STATED TASK: Include in the output exactly the lines from the opening of the data through the line containing "const FONT = 'Liberation", and nothing more.

INFORMATION PROVIDED:
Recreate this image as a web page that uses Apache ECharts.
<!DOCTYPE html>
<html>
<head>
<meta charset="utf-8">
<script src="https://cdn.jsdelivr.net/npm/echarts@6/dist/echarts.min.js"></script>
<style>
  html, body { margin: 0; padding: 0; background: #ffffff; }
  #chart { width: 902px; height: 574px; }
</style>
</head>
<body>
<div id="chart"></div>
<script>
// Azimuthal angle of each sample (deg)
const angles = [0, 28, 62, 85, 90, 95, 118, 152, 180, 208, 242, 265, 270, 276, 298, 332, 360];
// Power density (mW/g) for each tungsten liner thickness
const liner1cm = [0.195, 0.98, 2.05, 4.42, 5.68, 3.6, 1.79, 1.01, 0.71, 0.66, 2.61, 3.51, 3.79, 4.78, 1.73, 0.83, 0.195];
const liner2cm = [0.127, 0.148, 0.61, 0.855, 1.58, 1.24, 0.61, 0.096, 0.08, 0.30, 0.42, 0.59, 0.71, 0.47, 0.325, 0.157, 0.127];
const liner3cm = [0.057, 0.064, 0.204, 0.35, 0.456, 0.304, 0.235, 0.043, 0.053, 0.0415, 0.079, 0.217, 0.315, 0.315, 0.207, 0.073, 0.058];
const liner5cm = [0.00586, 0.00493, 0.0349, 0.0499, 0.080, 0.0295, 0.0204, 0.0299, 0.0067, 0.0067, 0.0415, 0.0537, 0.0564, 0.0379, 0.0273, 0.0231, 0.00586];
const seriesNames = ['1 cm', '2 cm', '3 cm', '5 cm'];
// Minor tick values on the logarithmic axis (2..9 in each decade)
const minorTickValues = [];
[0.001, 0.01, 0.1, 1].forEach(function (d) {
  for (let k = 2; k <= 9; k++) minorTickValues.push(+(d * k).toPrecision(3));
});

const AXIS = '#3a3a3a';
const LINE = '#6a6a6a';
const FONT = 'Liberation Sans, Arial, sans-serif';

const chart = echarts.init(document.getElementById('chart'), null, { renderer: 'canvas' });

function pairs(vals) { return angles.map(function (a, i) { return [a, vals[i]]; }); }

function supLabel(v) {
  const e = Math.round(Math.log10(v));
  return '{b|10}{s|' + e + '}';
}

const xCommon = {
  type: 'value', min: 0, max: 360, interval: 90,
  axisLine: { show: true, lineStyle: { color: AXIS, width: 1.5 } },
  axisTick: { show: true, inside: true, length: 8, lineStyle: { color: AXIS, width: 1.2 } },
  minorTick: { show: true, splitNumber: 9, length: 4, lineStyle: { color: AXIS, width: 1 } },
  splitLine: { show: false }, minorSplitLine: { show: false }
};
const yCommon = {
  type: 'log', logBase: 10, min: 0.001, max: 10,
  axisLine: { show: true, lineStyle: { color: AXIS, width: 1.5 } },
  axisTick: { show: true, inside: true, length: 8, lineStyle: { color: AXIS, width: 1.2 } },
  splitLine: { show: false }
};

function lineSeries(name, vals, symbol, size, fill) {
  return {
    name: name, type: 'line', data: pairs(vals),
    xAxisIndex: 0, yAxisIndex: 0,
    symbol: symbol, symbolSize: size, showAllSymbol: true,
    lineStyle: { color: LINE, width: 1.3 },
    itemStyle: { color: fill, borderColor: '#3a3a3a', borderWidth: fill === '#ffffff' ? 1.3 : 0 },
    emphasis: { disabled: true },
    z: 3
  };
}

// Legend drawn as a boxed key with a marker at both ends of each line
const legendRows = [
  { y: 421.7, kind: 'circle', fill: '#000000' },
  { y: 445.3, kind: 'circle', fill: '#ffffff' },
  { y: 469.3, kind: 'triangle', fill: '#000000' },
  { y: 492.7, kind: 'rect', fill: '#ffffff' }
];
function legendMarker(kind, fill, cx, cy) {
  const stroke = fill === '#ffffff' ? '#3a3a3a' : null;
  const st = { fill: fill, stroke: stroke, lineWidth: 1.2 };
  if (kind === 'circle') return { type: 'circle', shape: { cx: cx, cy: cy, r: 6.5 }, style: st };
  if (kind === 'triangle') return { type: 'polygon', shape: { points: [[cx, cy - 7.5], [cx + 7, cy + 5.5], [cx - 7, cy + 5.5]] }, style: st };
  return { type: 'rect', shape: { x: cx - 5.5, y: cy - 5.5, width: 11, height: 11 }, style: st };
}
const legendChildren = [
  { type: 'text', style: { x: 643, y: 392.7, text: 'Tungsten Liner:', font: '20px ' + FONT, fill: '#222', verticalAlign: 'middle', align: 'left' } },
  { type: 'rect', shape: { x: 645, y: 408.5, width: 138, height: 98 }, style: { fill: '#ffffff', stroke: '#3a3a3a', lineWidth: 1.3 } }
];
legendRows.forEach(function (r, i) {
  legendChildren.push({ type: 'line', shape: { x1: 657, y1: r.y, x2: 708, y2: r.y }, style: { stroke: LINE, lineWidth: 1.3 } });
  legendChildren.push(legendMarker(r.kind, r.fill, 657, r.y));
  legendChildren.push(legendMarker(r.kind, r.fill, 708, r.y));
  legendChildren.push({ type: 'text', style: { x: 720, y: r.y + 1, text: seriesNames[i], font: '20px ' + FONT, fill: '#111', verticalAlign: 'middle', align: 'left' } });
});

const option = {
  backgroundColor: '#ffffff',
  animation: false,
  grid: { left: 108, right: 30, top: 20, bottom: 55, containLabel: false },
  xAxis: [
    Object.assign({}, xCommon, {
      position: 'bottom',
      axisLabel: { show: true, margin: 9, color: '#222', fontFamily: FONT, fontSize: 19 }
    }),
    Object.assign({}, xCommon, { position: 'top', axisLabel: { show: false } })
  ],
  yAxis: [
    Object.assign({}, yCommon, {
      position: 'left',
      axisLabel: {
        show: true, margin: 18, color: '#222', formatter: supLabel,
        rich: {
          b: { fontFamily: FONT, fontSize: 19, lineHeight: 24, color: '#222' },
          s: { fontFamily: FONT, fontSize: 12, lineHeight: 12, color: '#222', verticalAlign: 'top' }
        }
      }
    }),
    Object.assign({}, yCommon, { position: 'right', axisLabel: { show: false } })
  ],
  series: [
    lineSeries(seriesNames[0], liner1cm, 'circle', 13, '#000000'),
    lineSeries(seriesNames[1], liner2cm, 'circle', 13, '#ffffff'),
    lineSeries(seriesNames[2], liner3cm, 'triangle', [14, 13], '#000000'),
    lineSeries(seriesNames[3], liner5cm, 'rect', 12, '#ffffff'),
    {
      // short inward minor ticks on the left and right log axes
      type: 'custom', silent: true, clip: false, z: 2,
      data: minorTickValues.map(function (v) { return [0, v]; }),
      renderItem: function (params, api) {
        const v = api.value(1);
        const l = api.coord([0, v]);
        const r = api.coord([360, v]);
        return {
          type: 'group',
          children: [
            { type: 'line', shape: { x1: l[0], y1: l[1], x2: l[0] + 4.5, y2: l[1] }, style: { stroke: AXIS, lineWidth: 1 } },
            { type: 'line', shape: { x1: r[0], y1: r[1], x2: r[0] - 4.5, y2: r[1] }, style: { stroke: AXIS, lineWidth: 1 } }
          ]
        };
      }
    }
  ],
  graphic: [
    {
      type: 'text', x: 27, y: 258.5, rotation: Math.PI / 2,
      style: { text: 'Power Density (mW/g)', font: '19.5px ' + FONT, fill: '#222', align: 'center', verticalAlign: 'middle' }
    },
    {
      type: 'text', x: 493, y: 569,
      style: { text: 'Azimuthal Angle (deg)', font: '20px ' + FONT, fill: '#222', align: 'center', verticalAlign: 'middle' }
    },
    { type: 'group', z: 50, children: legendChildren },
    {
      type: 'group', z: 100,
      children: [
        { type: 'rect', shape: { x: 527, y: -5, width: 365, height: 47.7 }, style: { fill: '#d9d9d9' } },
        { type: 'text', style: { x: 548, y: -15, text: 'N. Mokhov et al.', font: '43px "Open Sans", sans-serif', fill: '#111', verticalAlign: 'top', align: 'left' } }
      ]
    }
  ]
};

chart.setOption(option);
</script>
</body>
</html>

FINAL RESULT:
Recreate this image as a web page that uses Apache ECharts.
<!DOCTYPE html>
<html>
<head>
<meta charset="utf-8">
<script src="https://cdn.jsdelivr.net/npm/echarts@6/dist/echarts.min.js"></script>
<style>
  html, body { margin: 0; padding: 0; background: #ffffff; }
  #chart { width: 902px; height: 574px; }
</style>
</head>
<body>
<div id="chart"></div>
<script>
// Azimuthal angle of each sample (deg)
const angles = [0, 28, 62, 85, 90, 95, 118, 152, 180, 208, 242, 265, 270, 276, 298, 332, 360];
// Power density (mW/g) for each tungsten liner thickness
const liner1cm = [0.195, 0.98, 2.05, 4.42, 5.68, 3.6, 1.79, 1.01, 0.71, 0.66, 2.61, 3.51, 3.79, 4.78, 1.73, 0.83, 0.195];
const liner2cm = [0.127, 0.148, 0.61, 0.855, 1.58, 1.24, 0.61, 0.096, 0.08, 0.30, 0.42, 0.59, 0.71, 0.47, 0.325, 0.157, 0.127];
const liner3cm = [0.057, 0.064, 0.204, 0.35, 0.456, 0.304, 0.235, 0.043, 0.053, 0.0415, 0.079, 0.217, 0.315, 0.315, 0.207, 0.073, 0.058];
const liner5cm = [0.00586, 0.00493, 0.0349, 0.0499, 0.080, 0.0295, 0.0204, 0.0299, 0.0067, 0.0067, 0.0415, 0.0537, 0.0564, 0.0379, 0.0273, 0.0231, 0.00586];
const seriesNames = ['1 cm', '2 cm', '3 cm', '5 cm'];
// Minor tick values on the logarithmic axis (2..9 in each decade)
const minorTickValues = [];
[0.001, 0.01, 0.1, 1].forEach(function (d) {
  for (let k = 2; k <= 9; k++) minorTickValues.push(+(d * k).toPrecision(3));
});

const AXIS = '#3a3a3a';
const LINE = '#6a6a6a';
const FONT = 'Liberation Sans, Arial, sans-serif';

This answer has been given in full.